Friends Restaurant Hyatt Centre

20 Terrace Road East Perth WA 6004
Phone: (08) 9221 0885
Fax (08) 9221 0883
www.friendsrestaurant.com.au

Five-Star Dining, One Star Performing

Five-Star restaurants often conjure image of bow ties, untouchable museum-like furnishing, and silent reserved appreciation for meticulously created food- all business, all boring, all encompassing. How wrong can people be?

Friends Restaurant in the Hyatt Centre was again awarded the Best Restaurant with Entertainment in Australia this year for its coupling of fine food with some of Australia's most loved performers.  Musician, actor, and musical thespian Normie Rowe and his band were on stage tonight and the spirit of expectation and festivity filled the air, which was already dancing with mouth wetting aromas.

As the last orange hues over the river melted into the soft pinks of the mood lighting, the first course arrived. The set menu started with a showcase of the versatility of salmon: Smoked salmon tartare, arranged with wasabi cured salmon and chilled Atlantic salmon on an avocado salsa. This dish, which reads like a lisper's nightmare, tasted like the fiction of dreams.  Friend's Chef, Alexis Jackson, paraded the full range of textures available in the fish, almost willing the palate to discern between them more deliberately. Combining wasabi and avocado salsa on the same plate provided a strong argument for multiculturalism, showing what can happen when preconceived opposites intermarry.

The main course was a fillet of beef, served with fondant potato, asparagus, mushroom, caramelised shallot and red capsicum ragout. This unpretentious dish showed the value of prime quality ingredients and uncomplicated cooking. Choosing such a dish was wise because it shone the spotlight on the wines for the main act.

Unsurprisingly, Friends' cellar was judged as Australia's best.  Our bottle of 2003 Serafino McLaren Vale Shiraz ($49) was blessed with the best of pepper and plum notes, blissfully accompanying the beef fillet mains. However, I must admit that the Chateau Lafite-Rothchild Pavillac 1 st Growth 1948 from France ($3500) would have been a wiser choice. Wines start at about $30 for a bottle, so if you cringe at spending thousands for wine, rest easy, even thirty bucks will get you something great from this list.

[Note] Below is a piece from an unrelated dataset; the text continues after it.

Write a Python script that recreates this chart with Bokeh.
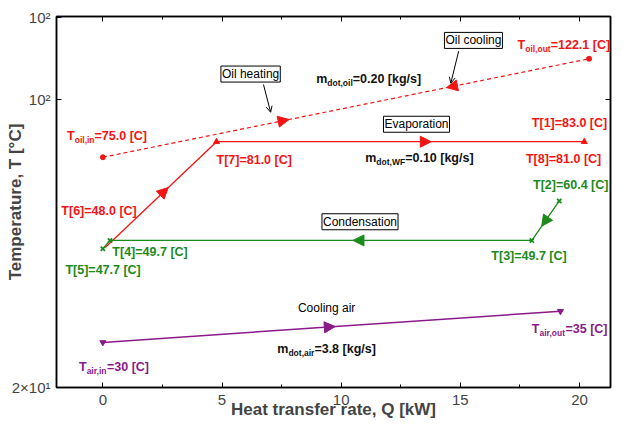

The final act consisted of passionfruit pannacotta with coconut and Bacardi sorbet. The sorbet's coolness and fizzing zinginess awoke my palate like a splash of fresh water.  Its contrast to the wine's tannins was like a tennis match between John MacEnroe and Ivan Lendal- a thrilling interplay of whimsical delicacy and raw power.

Finally, to the encore: Normie Rowe opened with Van Morrison's "Bright Side of the Road", which only served to lift the already festive crowd. Waving hands and a one-for-all singalong broke out. Normie periodically halted mid-song to talk to the diners who were only four feet away. Qué será, será lifted the crowd higher and I knew there was no turning back.

So many restaurants are weak impersonations of each other; Friends is not. The restaurant's name is particularly appropriate, with owners  Clyde and Lesley Bevan and their team treating their diners with anything but the detached hovering of many fine dining establishments. No wonder Normie rated it amongst his top two favourite Australian restaurants.

Australian legends Joe Camilleri, Daryl Braithwaite, and Mental as Anything are all scheduled to perform at Friends in the coming months, so book your seat, raise your glass, and toast them in style.